精神疾患の既往症がある精神保健福祉士は精神保健福祉士として活躍できると思いますか? 私は虐待後遺症の症状に振り回されており、せっかく資格を取得してそれを活かしたいと思うのに、思うようにいかず歯痒いです。

【申込フォーム】あさねに聞いてみたいこと より

ご質問ありがとうございます。
精神保健福祉士の資格をもうお持ちなのですね。つらい過去がありながらも、国家試験や実習などを乗り越えたことがまず、素晴らしいと思います。おつかれさまでした。

先に結論から申し上げますと、私は、精神疾患の既往症があっても精神保健福祉士として活躍できると思います。というのは、実際に精神疾患にかかったことがあって、福祉の資格をとり今は支援者として働いている人を知っているからです。
ただ、おそらくあなたもご承知のとおり、決して易しい道ではないかと思います。

後遺症に苦しんでいらっしゃるとのこと、きっと、ご自身の過去から福祉の道を志そうと思われたのではないかと想像します。
あなたのような方が福祉に関わってくれたらと強く願う一方で、福祉の仕事に就けば、あなたのトラウマを掘り起こすような方や、あなたに近い傷を負った方と出会う可能性は充分にあるため心配だという気持ちもあります(大きなお世話かもしれませんが……)。

もしあなたが、まだ福祉の仕事に就いておらず、資格は取ったけれど後遺症がやはりつらいということであれば、いったん別の道を選ぶのも手です。自分がやりたいことにアプローチできる道を他に模索してみてもいいと思います。
あるいは、通院やカウンセリングを始めて、自身の休息に努めるという手もあります。精神保健福祉士として活躍するのはそれからでも遅くありません。

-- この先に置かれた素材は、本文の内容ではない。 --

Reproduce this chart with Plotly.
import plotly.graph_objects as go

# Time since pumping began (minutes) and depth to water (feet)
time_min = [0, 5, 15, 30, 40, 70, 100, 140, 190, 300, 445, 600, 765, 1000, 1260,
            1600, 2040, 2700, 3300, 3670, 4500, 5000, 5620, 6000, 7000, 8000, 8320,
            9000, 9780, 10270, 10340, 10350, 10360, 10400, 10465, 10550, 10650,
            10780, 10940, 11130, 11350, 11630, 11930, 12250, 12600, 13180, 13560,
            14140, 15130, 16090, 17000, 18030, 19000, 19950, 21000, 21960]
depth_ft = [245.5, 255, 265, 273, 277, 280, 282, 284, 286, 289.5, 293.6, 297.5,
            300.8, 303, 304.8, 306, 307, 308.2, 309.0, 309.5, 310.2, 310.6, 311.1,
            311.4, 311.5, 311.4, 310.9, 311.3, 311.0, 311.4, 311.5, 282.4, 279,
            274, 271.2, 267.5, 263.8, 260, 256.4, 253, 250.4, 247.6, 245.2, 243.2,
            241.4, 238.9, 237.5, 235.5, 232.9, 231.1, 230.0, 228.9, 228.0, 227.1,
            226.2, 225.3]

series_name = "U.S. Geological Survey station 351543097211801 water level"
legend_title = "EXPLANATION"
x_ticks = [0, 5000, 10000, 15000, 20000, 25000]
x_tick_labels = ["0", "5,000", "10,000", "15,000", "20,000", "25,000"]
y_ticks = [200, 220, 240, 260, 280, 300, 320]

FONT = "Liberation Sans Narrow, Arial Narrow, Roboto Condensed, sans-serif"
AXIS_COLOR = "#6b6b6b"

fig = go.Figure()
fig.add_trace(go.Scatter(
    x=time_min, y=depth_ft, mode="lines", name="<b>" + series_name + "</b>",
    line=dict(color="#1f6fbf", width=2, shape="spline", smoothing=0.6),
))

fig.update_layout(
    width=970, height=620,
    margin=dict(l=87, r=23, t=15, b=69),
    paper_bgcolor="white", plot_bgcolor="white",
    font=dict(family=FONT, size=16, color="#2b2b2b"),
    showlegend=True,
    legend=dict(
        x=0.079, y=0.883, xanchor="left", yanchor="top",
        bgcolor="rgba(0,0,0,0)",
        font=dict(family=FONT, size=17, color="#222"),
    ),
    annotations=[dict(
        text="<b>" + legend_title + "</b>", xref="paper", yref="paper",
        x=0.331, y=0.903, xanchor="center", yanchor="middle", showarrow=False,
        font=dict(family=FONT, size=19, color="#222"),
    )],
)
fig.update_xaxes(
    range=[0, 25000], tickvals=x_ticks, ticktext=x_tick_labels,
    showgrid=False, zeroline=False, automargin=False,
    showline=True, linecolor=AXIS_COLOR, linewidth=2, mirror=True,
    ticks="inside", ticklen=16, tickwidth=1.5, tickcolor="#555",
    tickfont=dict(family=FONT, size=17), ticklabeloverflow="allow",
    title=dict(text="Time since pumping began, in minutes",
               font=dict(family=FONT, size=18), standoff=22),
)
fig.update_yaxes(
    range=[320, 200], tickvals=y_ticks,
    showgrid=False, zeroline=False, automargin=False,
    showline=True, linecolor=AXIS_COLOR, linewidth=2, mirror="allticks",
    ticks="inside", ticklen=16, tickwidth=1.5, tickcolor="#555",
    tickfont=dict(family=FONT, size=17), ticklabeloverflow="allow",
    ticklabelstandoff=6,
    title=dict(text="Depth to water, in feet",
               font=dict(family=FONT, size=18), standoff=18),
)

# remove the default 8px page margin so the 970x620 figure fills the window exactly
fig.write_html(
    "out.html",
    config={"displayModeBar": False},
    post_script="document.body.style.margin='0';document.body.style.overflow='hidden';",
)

既に福祉の現場にいらっしゃるのであれば、お仕事の中でどういうときに後遺症に苦しんでしまうのか、場面を整理できるといいと思います。特定の人に関わると特につらいとか、こういう種類の相談は聞くのがつらいとか。それを上司や仲間に相談してみるのはどうでしょうか。
支援者というのは、表面上淡々と上手にこなしていても、心中は葛藤だらけということがよくあります(というか、うまくいったという実感に乏しい仕事です)。悩んでいるように見えない上司や仲間もきっと悩んでいて、アドバイスをくれるかもしれません。あるいはアドバイスなんてなくても、聴いてくれる人が身近にいるというだけでも心持ちが変わるかもしれません。

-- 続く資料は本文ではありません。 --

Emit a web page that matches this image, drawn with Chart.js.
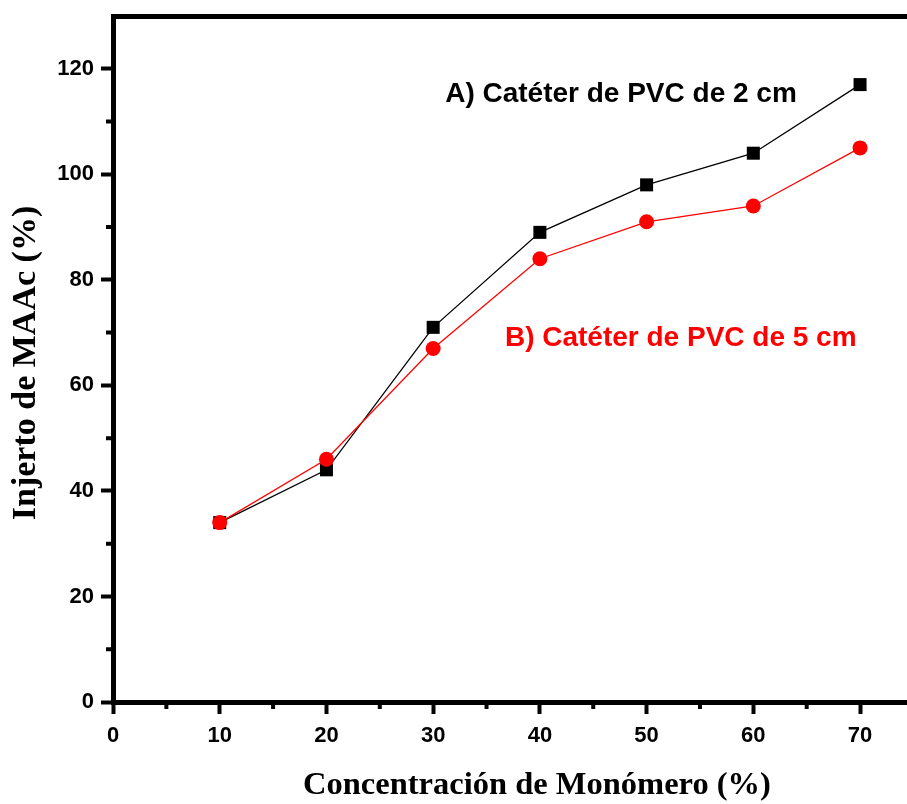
<!DOCTYPE html>
<html>
<head>
<meta charset="utf-8">
<script src="https://cdn.jsdelivr.net/npm/chart.js@4.4.0/dist/chart.umd.min.js"></script>
<style>
html, body { margin: 0; padding: 0; background: #fff; overflow: hidden; }
canvas { display: block; }
</style>
</head>
<body>
<canvas id="chart" width="907" height="804"></canvas>
<script>
// data
const concentration = [10, 20, 30, 40, 50, 60, 70];
const graft2cm = [34, 44, 71, 89, 98, 104, 117];
const graft5cm = [34, 46, 67, 84, 91, 94, 105];

// tick labels
const xTicks = [0, 10, 20, 30, 40, 50, 60, 70];
const yTicks = [0, 20, 40, 60, 80, 100, 120];
const xMinor = [5, 15, 25, 35, 45, 55, 65];
const yMinor = [10, 30, 50, 70, 90, 110];

const labelA = 'A) Catéter de PVC de 2 cm';
const labelB = 'B) Catéter de PVC de 5 cm';
const xTitle = 'Concentración de Monómero (%)';
const yTitle = 'Injerto de MAAc (%)';

const sans = '"Liberation Sans", Arial, sans-serif';
const serif = '"Liberation Serif", "Times New Roman", serif';

// no extra padding from the scales, the plot fills the frame
const noPad = s => {
    s.paddingLeft = 0;
    s.paddingRight = 0;
    s.paddingTop = 0;
    s.paddingBottom = 0;
};

/* text notes inside the plot + axis titles */
const notesPlugin = {
    id: 'notes',
    afterDatasetsDraw(chart) {
        const { ctx, scales: { x, y } } = chart;
        ctx.save();
        ctx.textAlign = 'center';
        ctx.textBaseline = 'middle';

        ctx.font = 'bold 28px ' + sans;
        ctx.fillStyle = '#000';
        ctx.fillText(labelA, x.getPixelForValue(47.6), y.getPixelForValue(115.1));
        ctx.fillStyle = '#ff0000';
        ctx.fillText(labelB, x.getPixelForValue(53.2), y.getPixelForValue(69));

        // axis titles
        ctx.fillStyle = '#000';
        ctx.font = 'bold 32.5px ' + serif;
        ctx.fillText(xTitle, 537, 786);
        ctx.translate(26, 363);
        ctx.rotate(-Math.PI / 2);
        ctx.font = 'bold 34px ' + serif;
        ctx.fillText(yTitle, 0, 0);
        ctx.restore();
    }
};

/* short minor ticks on both axes */
const minorTicks = {
    id: 'minorTicks',
    afterDraw(chart) {
        const { ctx, scales: { x, y }, chartArea } = chart;
        ctx.save();
        ctx.strokeStyle = '#000';
        ctx.lineWidth = 4;
        ctx.beginPath();
        yMinor.forEach(v => {
            const py = y.getPixelForValue(v);
            ctx.moveTo(chartArea.left - 7, py);
            ctx.lineTo(chartArea.left, py);
        });
        xMinor.forEach(v => {
            const px = x.getPixelForValue(v);
            ctx.moveTo(px, chartArea.bottom);
            ctx.lineTo(px, chartArea.bottom + 7);
        });
        ctx.stroke();
        ctx.restore();
    }
};

const ctx = document.getElementById('chart').getContext('2d');
new Chart(ctx, {
    type: 'line',
    data: {
        datasets: [
            {
                label: labelB,
                data: concentration.map((c, i) => ({ x: c, y: graft5cm[i] })),
                borderColor: '#ff0000',
                backgroundColor: '#ff0000',
                borderWidth: 1.3,
                pointStyle: 'circle',
                pointRadius: 7.5,
                pointBorderWidth: 0,
                order: 0
            },
            {
                label: labelA,
                data: concentration.map((c, i) => ({ x: c, y: graft2cm[i] })),
                borderColor: '#000',
                backgroundColor: '#000',
                borderWidth: 1.3,
                pointStyle: 'rect',
                pointRadius: 9.2,
                pointBorderWidth: 0,
                order: 1
            }
        ]
    },
    options: {
        responsive: false,
        animation: false,
        devicePixelRatio: 1,
        layout: { padding: 0, autoPadding: false },
        plugins: {
            legend: { display: false },
            tooltip: { enabled: false }
        },
        scales: {
            x: {
                type: 'linear',
                position: 'bottom',
                min: 0,
                max: 74.4,
                afterBuildTicks: s => { s.ticks = xTicks.map(v => ({ value: v })); },
                afterFit: s => { s.height = 102; noPad(s); },
                ticks: {
                    color: '#000',
                    font: { family: sans, size: 22, weight: 'bold' },
                    padding: 9,
                    maxRotation: 0
                },
                grid: {
                    drawOnChartArea: false,
                    tickLength: 12,
                    tickWidth: 4,
                    tickColor: '#000'
                },
                border: { color: '#000', width: 5 }
            },
            xTop: {
                type: 'linear',
                position: 'top',
                min: 0,
                max: 74.4,
                afterFit: s => { s.height = 16; noPad(s); },
                ticks: { display: false },
                grid: { drawOnChartArea: false, drawTicks: false },
                border: { color: '#000', width: 5 }
            },
            y: {
                type: 'linear',
                min: 0,
                max: 130,
                afterBuildTicks: s => { s.ticks = yTicks.map(v => ({ value: v })); },
                afterFit: s => { s.width = 113; noPad(s); },
                ticks: {
                    color: '#000',
                    font: { family: sans, size: 22, weight: 'bold' },
                    padding: 7
                },
                grid: {
                    drawOnChartArea: false,
                    tickLength: 12,
                    tickWidth: 4,
                    tickColor: '#000'
                },
                border: { color: '#000', width: 5 }
            }
        }
    },
    plugins: [notesPlugin, minorTicks]
});
</script>
</body>
</html>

福祉士は共感や傾聴が必要といわれますが、相手に寄り添いながらも、常に相手と一定の距離を保つ必要があると私は思っています。相手の悩み・相手の希望と、自分の悩み・自分の希望を混同させないこと。もしここが、ぶれているなぁと感じたら、ぜひそれを上司や仲間に相談してみてほしいと思います。

あなたが歯痒い思いをされるのは、とても自然なことというか、当たり前のことで、きっと必ず通る道だと思うのです。
どうか、思い悩むご自身のことを責めずに、前に進んでいっていただきたいと思います。